A day in the life is not a new concept, and I was skeptical that David Nicholls could create anything more than the one-trick pony the concept had become.  However, Nicholls gave it dimension and a sweetness, then loaded it with a few surprises and make it wholly original.

Emma and Dexter meet on graduation day in college.  Despite the setting, they are not lovers, but possibly can develop into friends.  However, it won't be easy: he's planning to take a year or two to travel, she's going to do something with her English studies (though exactly what has yet to be determined).  It's 1988 in the UK, and these two are about to launch their lives in totally different directions.
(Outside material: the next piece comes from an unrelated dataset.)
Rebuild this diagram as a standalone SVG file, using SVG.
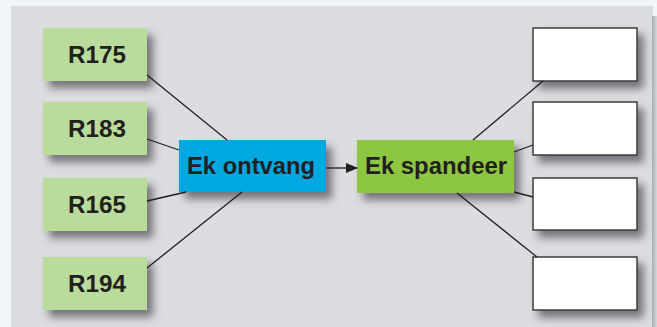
<svg xmlns="http://www.w3.org/2000/svg" width="657" height="327" viewBox="0 0 657 327">
<defs>
<filter id="sh" x="-20%" y="-30%" width="150%" height="170%">
<feDropShadow dx="6" dy="7" stdDeviation="4" flood-color="#44464c" flood-opacity="0.7"/>
</filter>
<linearGradient id="edge" x1="0" y1="0" x2="1" y2="0">
<stop offset="0" stop-color="#a9adb2"/>
<stop offset="1" stop-color="#d4d7da"/>
</linearGradient>
<marker id="arr" markerWidth="12" markerHeight="10" refX="11" refY="5" orient="auto" markerUnits="userSpaceOnUse">
<path d="M0,0 L12,5 L0,10 Z" fill="#231f20"/>
</marker>
</defs>
<style>
.lg{fill:#b9dc9c}
.bl{fill:#00a8e2}
.gr{fill:#8dc63f}
.wh{fill:#ffffff;stroke:#3c3c3e;stroke-width:1.5}
.t{font-family:"Liberation Sans",Arial,sans-serif;font-weight:bold;fill:#231f20;text-anchor:middle}
.s{font-size:24px}
.m{font-size:23px}
.c line{stroke:#231f20;stroke-width:1.3}
</style>
<rect x="0" y="0" width="657" height="327" fill="#f1f6f8"/>
<rect x="11" y="6" width="642" height="321" fill="#dcdde0"/>
<rect x="652" y="16" width="5" height="311" fill="url(#edge)"/>

<g id="r175"><rect class="lg" x="43" y="28" width="104" height="53" filter="url(#sh)"/><text class="t s" x="97" y="63" textLength="58" lengthAdjust="spacingAndGlyphs">R175</text></g>
<g id="r183"><rect class="lg" x="43" y="102" width="104" height="53" filter="url(#sh)"/><text class="t s" x="97" y="137" textLength="58" lengthAdjust="spacingAndGlyphs">R183</text></g>
<g id="r165"><rect class="lg" x="43" y="178" width="104" height="53" filter="url(#sh)"/><text class="t s" x="97" y="213" textLength="58" lengthAdjust="spacingAndGlyphs">R165</text></g>
<g id="r194"><rect class="lg" x="43" y="257" width="104" height="53" filter="url(#sh)"/><text class="t s" x="97" y="292" textLength="58" lengthAdjust="spacingAndGlyphs">R194</text></g>

<g id="ontvang"><rect class="bl" x="179" y="140" width="147" height="52" filter="url(#sh)"/><text class="t m" x="251" y="174" textLength="128" lengthAdjust="spacingAndGlyphs">Ek ontvang</text></g>
<g id="spandeer"><rect class="gr" x="357" y="140" width="157" height="53" filter="url(#sh)"/><text class="t m" x="436" y="174" textLength="142" lengthAdjust="spacingAndGlyphs">Ek spandeer</text></g>

<g id="w1"><rect class="wh" x="533" y="28" width="104" height="53" filter="url(#sh)"/></g>
<g id="w2"><rect class="wh" x="533" y="102" width="104" height="53" filter="url(#sh)"/></g>
<g id="w3"><rect class="wh" x="533" y="178" width="104" height="52" filter="url(#sh)"/></g>
<g id="w4"><rect class="wh" x="533" y="257" width="104" height="53" filter="url(#sh)"/></g>

<g id="connectors" class="c">
<line x1="147" y1="75" x2="227" y2="140"/>
<line x1="147" y1="139" x2="179" y2="150"/>
<line x1="147" y1="201" x2="186" y2="192"/>
<line x1="147" y1="268" x2="242" y2="192"/>
<line x1="326" y1="168" x2="357" y2="168" marker-end="url(#arr)"/>
<line x1="473" y1="140" x2="543" y2="81"/>
<line x1="514" y1="152" x2="533" y2="145"/>
<line x1="514" y1="192" x2="533" y2="197"/>
<line x1="457" y1="193" x2="537" y2="257"/>
</g>
</svg>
Nicholls doesn't take the safe route, even if he uses tools familiar to most readers.  Em and Dex weave through each other's lives in a myriad of ways and surrounded by a wide array of people.  Nicholls does not pass judgement on these two: they simply find themselves in situations that are of their own doing, and the readers are free to condemn or pity, ridicule and pass judgement as they see fit.

Only readers will be too fascinated and engaged with Dex and Em, Em and Dex.  A few scenes stand out for me, including communication that is overlooked and captured.  One of the biggest changes in modern times is in the field of communication — where would we be without our cellphones? — and from time to time, those of an age to remember answering machines and home phone lines, will hearken back to the "good ol' days" of connection.

My only real issue is with a particular plot complication (which I know you will recognize when you encounter it).  Nicholls and his brilliant novel nearly was launched across the room (though gently, because Kathy was kind enough to loan it to me).  With most writers, it's the "get me out of this corner" or "Good heavens, what did I do here?" device I've encountered way too many times lately. Thankfully, I was invested enough with Dex and Em to keep reading, and I am so glad I did.  When you get there, don't stop — keep reading and be rewarded.

Now go live with Dex and Em for a while.  You will be glad you did.